>> Start Data excerpt

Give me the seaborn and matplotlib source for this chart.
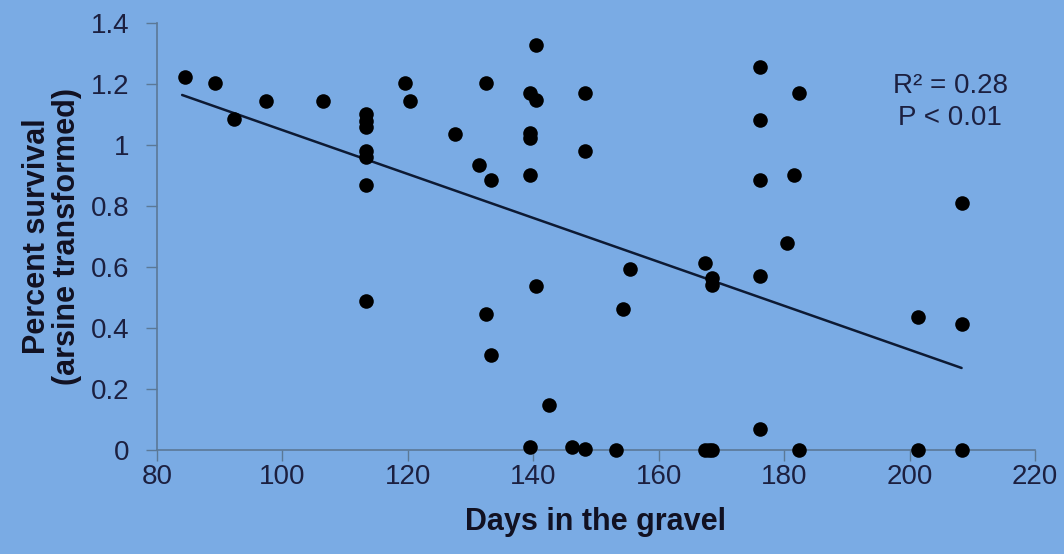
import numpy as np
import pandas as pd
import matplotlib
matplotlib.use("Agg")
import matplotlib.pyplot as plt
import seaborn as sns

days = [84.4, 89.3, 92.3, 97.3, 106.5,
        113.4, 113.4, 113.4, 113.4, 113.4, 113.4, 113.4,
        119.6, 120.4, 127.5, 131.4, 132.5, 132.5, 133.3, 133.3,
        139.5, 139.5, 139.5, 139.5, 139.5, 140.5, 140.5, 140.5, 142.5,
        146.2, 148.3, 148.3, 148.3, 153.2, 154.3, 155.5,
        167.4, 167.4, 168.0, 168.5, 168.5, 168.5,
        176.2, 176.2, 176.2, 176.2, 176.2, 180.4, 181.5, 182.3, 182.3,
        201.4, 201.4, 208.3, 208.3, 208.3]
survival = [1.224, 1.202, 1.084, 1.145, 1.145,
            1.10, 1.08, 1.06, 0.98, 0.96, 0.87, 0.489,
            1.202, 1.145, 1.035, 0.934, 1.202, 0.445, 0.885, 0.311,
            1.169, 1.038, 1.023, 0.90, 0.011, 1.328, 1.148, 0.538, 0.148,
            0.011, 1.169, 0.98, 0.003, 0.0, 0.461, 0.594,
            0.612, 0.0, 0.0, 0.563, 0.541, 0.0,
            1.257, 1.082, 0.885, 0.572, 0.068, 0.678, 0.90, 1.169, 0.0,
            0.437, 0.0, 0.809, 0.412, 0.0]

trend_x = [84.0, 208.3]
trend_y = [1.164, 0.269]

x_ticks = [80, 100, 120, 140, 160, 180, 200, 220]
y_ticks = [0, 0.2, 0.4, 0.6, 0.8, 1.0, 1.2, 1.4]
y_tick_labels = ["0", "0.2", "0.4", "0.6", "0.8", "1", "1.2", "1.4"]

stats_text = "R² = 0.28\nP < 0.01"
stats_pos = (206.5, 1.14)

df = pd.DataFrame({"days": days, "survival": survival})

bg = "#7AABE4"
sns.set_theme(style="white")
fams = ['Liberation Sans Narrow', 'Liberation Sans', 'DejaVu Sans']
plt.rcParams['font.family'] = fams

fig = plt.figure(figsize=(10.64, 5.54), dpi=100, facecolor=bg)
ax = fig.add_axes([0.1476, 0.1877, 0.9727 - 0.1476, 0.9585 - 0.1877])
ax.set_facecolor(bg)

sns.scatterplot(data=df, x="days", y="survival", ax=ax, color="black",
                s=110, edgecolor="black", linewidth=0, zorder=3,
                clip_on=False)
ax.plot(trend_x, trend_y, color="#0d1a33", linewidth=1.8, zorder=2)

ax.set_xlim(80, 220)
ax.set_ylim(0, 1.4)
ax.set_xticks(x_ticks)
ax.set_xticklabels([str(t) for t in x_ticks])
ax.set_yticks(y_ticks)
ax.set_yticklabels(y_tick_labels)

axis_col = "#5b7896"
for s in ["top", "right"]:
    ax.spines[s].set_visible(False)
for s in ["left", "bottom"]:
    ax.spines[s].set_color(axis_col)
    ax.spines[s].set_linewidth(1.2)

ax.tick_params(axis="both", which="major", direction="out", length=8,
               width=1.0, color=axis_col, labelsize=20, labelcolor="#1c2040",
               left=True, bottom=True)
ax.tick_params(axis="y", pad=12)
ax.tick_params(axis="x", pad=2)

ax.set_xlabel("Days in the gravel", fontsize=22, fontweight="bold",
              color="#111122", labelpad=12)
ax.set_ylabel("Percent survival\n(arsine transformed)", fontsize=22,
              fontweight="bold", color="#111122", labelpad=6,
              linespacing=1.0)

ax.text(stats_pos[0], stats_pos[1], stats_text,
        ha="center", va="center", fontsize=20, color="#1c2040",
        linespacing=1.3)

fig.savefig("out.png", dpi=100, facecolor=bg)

>> End Data excerpt

Set exercise: Each line of the data should be quoted exactly, with pictures left out.

Correct answer:
Give me the seaborn and matplotlib source for this chart.
import numpy as np
import pandas as pd
import matplotlib
matplotlib.use("Agg")
import matplotlib.pyplot as plt
import seaborn as sns

days = [84.4, 89.3, 92.3, 97.3, 106.5,
        113.4, 113.4, 113.4, 113.4, 113.4, 113.4, 113.4,
        119.6, 120.4, 127.5, 131.4, 132.5, 132.5, 133.3, 133.3,
        139.5, 139.5, 139.5, 139.5, 139.5, 140.5, 140.5, 140.5, 142.5,
        146.2, 148.3, 148.3, 148.3, 153.2, 154.3, 155.5,
        167.4, 167.4, 168.0, 168.5, 168.5, 168.5,
        176.2, 176.2, 176.2, 176.2, 176.2, 180.4, 181.5, 182.3, 182.3,
        201.4, 201.4, 208.3, 208.3, 208.3]
survival = [1.224, 1.202, 1.084, 1.145, 1.145,
            1.10, 1.08, 1.06, 0.98, 0.96, 0.87, 0.489,
            1.202, 1.145, 1.035, 0.934, 1.202, 0.445, 0.885, 0.311,
            1.169, 1.038, 1.023, 0.90, 0.011, 1.328, 1.148, 0.538, 0.148,
            0.011, 1.169, 0.98, 0.003, 0.0, 0.461, 0.594,
            0.612, 0.0, 0.0, 0.563, 0.541, 0.0,
            1.257, 1.082, 0.885, 0.572, 0.068, 0.678, 0.90, 1.169, 0.0,
            0.437, 0.0, 0.809, 0.412, 0.0]

trend_x = [84.0, 208.3]
trend_y = [1.164, 0.269]

x_ticks = [80, 100, 120, 140, 160, 180, 200, 220]
y_ticks = [0, 0.2, 0.4, 0.6, 0.8, 1.0, 1.2, 1.4]
y_tick_labels = ["0", "0.2", "0.4", "0.6", "0.8", "1", "1.2", "1.4"]

stats_text = "R² = 0.28\nP < 0.01"
stats_pos = (206.5, 1.14)

df = pd.DataFrame({"days": days, "survival": survival})

bg = "#7AABE4"
sns.set_theme(style="white")
fams = ['Liberation Sans Narrow', 'Liberation Sans', 'DejaVu Sans']
plt.rcParams['font.family'] = fams

fig = plt.figure(figsize=(10.64, 5.54), dpi=100, facecolor=bg)
ax = fig.add_axes([0.1476, 0.1877, 0.9727 - 0.1476, 0.9585 - 0.1877])
ax.set_facecolor(bg)

sns.scatterplot(data=df, x="days", y="survival", ax=ax, color="black",
                s=110, edgecolor="black", linewidth=0, zorder=3,
                clip_on=False)
ax.plot(trend_x, trend_y, color="#0d1a33", linewidth=1.8, zorder=2)

ax.set_xlim(80, 220)
ax.set_ylim(0, 1.4)
ax.set_xticks(x_ticks)
ax.set_xticklabels([str(t) for t in x_ticks])
ax.set_yticks(y_ticks)
ax.set_yticklabels(y_tick_labels)

axis_col = "#5b7896"
for s in ["top", "right"]:
    ax.spines[s].set_visible(False)
for s in ["left", "bottom"]:
    ax.spines[s].set_color(axis_col)
    ax.spines[s].set_linewidth(1.2)

ax.tick_params(axis="both", which="major", direction="out", length=8,
               width=1.0, color=axis_col, labelsize=20, labelcolor="#1c2040",
               left=True, bottom=True)
ax.tick_params(axis="y", pad=12)
ax.tick_params(axis="x", pad=2)

ax.set_xlabel("Days in the gravel", fontsize=22, fontweight="bold",
              color="#111122", labelpad=12)
ax.set_ylabel("Percent survival\n(arsine transformed)", fontsize=22,
              fontweight="bold", color="#111122", labelpad=6,
              linespacing=1.0)

ax.text(stats_pos[0], stats_pos[1], stats_text,
        ha="center", va="center", fontsize=20, color="#1c2040",
        linespacing=1.3)

fig.savefig("out.png", dpi=100, facecolor=bg)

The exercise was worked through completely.